## WRITTEN INSTRUCTION
Output every line exactly as written. Leave out pictures.

## SOURCE MATERIAL
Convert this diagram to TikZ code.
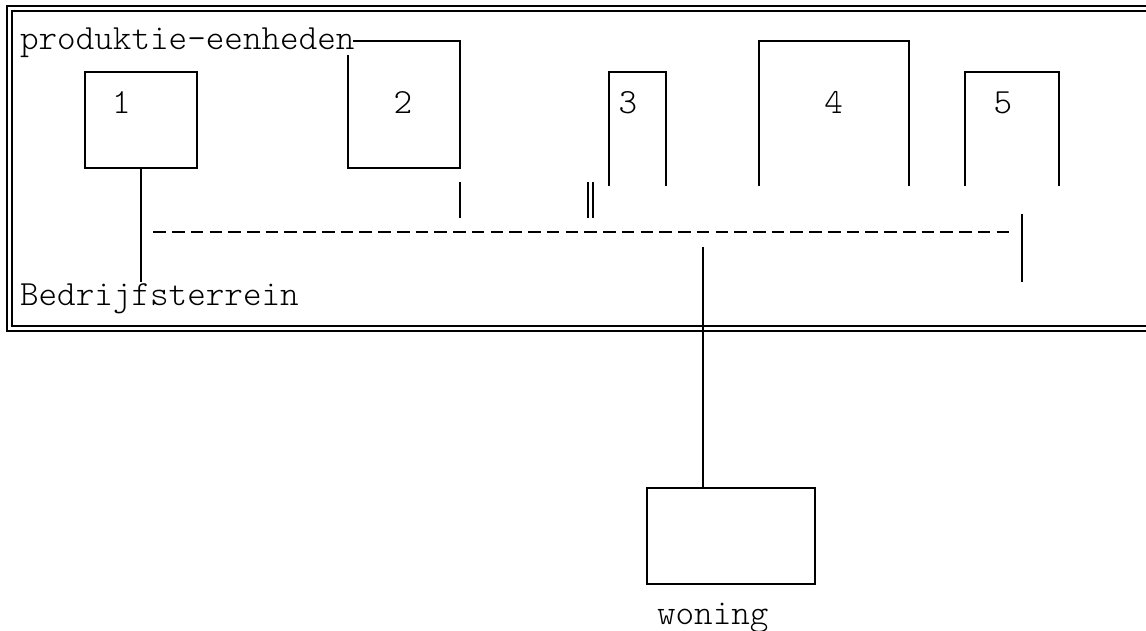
\documentclass[tikz,border=0pt]{standalone}
\usepackage{fontspec}
\newfontfamily\lmlight{Latin Modern Mono Light}
\begin{document}
\begin{tikzpicture}[x=1pt,y=-1pt,line width=2pt,
  lbl/.style={font=\lmlight\fontsize{35.4}{35.4}\selectfont,inner sep=0pt,outer sep=0pt},
  area/.style={inner sep=0pt,outer sep=0pt,draw=none},
  boxed/.style={draw,inner sep=0pt,outer sep=0pt},
  wire/.style={line width=2.1pt},
  dashwire/.style={line width=2.1pt,dash pattern=on 12.6pt off 6.14pt}]
\useasboundingbox (0,0) rectangle (1146,630);
% frame
\draw (1160,6) -- (7,6) -- (7,331) -- (1160,331);
\draw (1160,11) -- (12,11) -- (12,326) -- (1160,326);
% labels
\node[lbl,anchor=base west] (pe) at (20,49) {produktie-eenheden};
\node[lbl,anchor=base west] (bt) at (20,305) {Bedrijfsterrein};
\node[lbl,anchor=base west] (wn) at (657,624) {woning};
% unit 1
\node[boxed,line width=2.1pt,minimum width=112pt,minimum height=96pt] (b1) at (141,120) {};
\node[lbl,anchor=base] (n1) at (121.5,113) {1};
\coordinate (c1) at (141,282);
\draw[wire] (b1.south) -- (c1);
% unit 2
\node[area,minimum width=112pt,minimum height=127pt] (b2) at (404,104.5) {};
\node[lbl,anchor=base] (n2) at (403,113) {2};
\draw[wire] (353,41) -- (460,41) -- (460,168) -- (348,168) -- (348,55);
\coordinate (c2a) at (460,182);
\coordinate (c2b) at (460,218);
\draw[wire] (c2a) -- (c2b);
% double bar
\coordinate (d1a) at (587.7,182);
\coordinate (d1b) at (587.7,218);
\coordinate (d2a) at (593.3,182);
\coordinate (d2b) at (593.3,218);
\draw[line width=1.7pt] (d1a) -- (d1b) (d2a) -- (d2b);
% unit 3
\node[area,minimum width=56pt,minimum height=114pt] (b3) at (637.5,128.7) {};
\node[lbl,anchor=base] (n3) at (628,113) {3};
\draw[wire] (609.3,185.7) -- (609.3,71.7) -- (665.7,71.7) -- (665.7,185.7);
% unit 4
\node[area,minimum width=150pt,minimum height=145pt] (b4) at (834,113.2) {};
\node[lbl,anchor=base] (n4) at (833.7,113) {4};
\draw[wire] (759,185.7) -- (759,40.7) -- (909,40.7) -- (909,185.7);
% unit 5
\node[area,minimum width=94pt,minimum height=114pt] (b5) at (1012,128.7) {};
\node[lbl,anchor=base] (n5) at (1003,113) {5};
\draw[wire] (965,185.7) -- (965,72) -- (1059,72) -- (1059,185.7);
% dashed collector
\coordinate (da) at (153.3,231.7);
\coordinate (db) at (1009.3,231.7);
\draw[dashwire] (da) -- (db);
\coordinate (ra) at (1021.7,214);
\coordinate (rb) at (1021.7,282);
\draw[wire] (ra) -- (rb);
% woning
\node[boxed,line width=2.1pt,minimum width=168pt,minimum height=96pt] (wb) at (731,536) {};
\coordinate (wa) at (703,246.7);
\draw[wire] (wa) -- (wa |- wb.north);
\end{tikzpicture}
\end{document}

## WORKED SOLUTION
Convert this diagram to TikZ code.
\documentclass[tikz,border=0pt]{standalone}
\usepackage{fontspec}
\newfontfamily\lmlight{Latin Modern Mono Light}
\begin{document}
\begin{tikzpicture}[x=1pt,y=-1pt,line width=2pt,
  lbl/.style={font=\lmlight\fontsize{35.4}{35.4}\selectfont,inner sep=0pt,outer sep=0pt},
  area/.style={inner sep=0pt,outer sep=0pt,draw=none},
  boxed/.style={draw,inner sep=0pt,outer sep=0pt},
  wire/.style={line width=2.1pt},
  dashwire/.style={line width=2.1pt,dash pattern=on 12.6pt off 6.14pt}]
\useasboundingbox (0,0) rectangle (1146,630);
% frame
\draw (1160,6) -- (7,6) -- (7,331) -- (1160,331);
\draw (1160,11) -- (12,11) -- (12,326) -- (1160,326);
% labels
\node[lbl,anchor=base west] (pe) at (20,49) {produktie-eenheden};
\node[lbl,anchor=base west] (bt) at (20,305) {Bedrijfsterrein};
\node[lbl,anchor=base west] (wn) at (657,624) {woning};
% unit 1
\node[boxed,line width=2.1pt,minimum width=112pt,minimum height=96pt] (b1) at (141,120) {};
\node[lbl,anchor=base] (n1) at (121.5,113) {1};
\coordinate (c1) at (141,282);
\draw[wire] (b1.south) -- (c1);
% unit 2
\node[area,minimum width=112pt,minimum height=127pt] (b2) at (404,104.5) {};
\node[lbl,anchor=base] (n2) at (403,113) {2};
\draw[wire] (353,41) -- (460,41) -- (460,168) -- (348,168) -- (348,55);
\coordinate (c2a) at (460,182);
\coordinate (c2b) at (460,218);
\draw[wire] (c2a) -- (c2b);
% double bar
\coordinate (d1a) at (587.7,182);
\coordinate (d1b) at (587.7,218);
\coordinate (d2a) at (593.3,182);
\coordinate (d2b) at (593.3,218);
\draw[line width=1.7pt] (d1a) -- (d1b) (d2a) -- (d2b);
% unit 3
\node[area,minimum width=56pt,minimum height=114pt] (b3) at (637.5,128.7) {};
\node[lbl,anchor=base] (n3) at (628,113) {3};
\draw[wire] (609.3,185.7) -- (609.3,71.7) -- (665.7,71.7) -- (665.7,185.7);
% unit 4
\node[area,minimum width=150pt,minimum height=145pt] (b4) at (834,113.2) {};
\node[lbl,anchor=base] (n4) at (833.7,113) {4};
\draw[wire] (759,185.7) -- (759,40.7) -- (909,40.7) -- (909,185.7);
% unit 5
\node[area,minimum width=94pt,minimum height=114pt] (b5) at (1012,128.7) {};
\node[lbl,anchor=base] (n5) at (1003,113) {5};
\draw[wire] (965,185.7) -- (965,72) -- (1059,72) -- (1059,185.7);
% dashed collector
\coordinate (da) at (153.3,231.7);
\coordinate (db) at (1009.3,231.7);
\draw[dashwire] (da) -- (db);
\coordinate (ra) at (1021.7,214);
\coordinate (rb) at (1021.7,282);
\draw[wire] (ra) -- (rb);
% woning
\node[boxed,line width=2.1pt,minimum width=168pt,minimum height=96pt] (wb) at (731,536) {};
\coordinate (wa) at (703,246.7);
\draw[wire] (wa) -- (wa |- wb.north);
\end{tikzpicture}
\end{document}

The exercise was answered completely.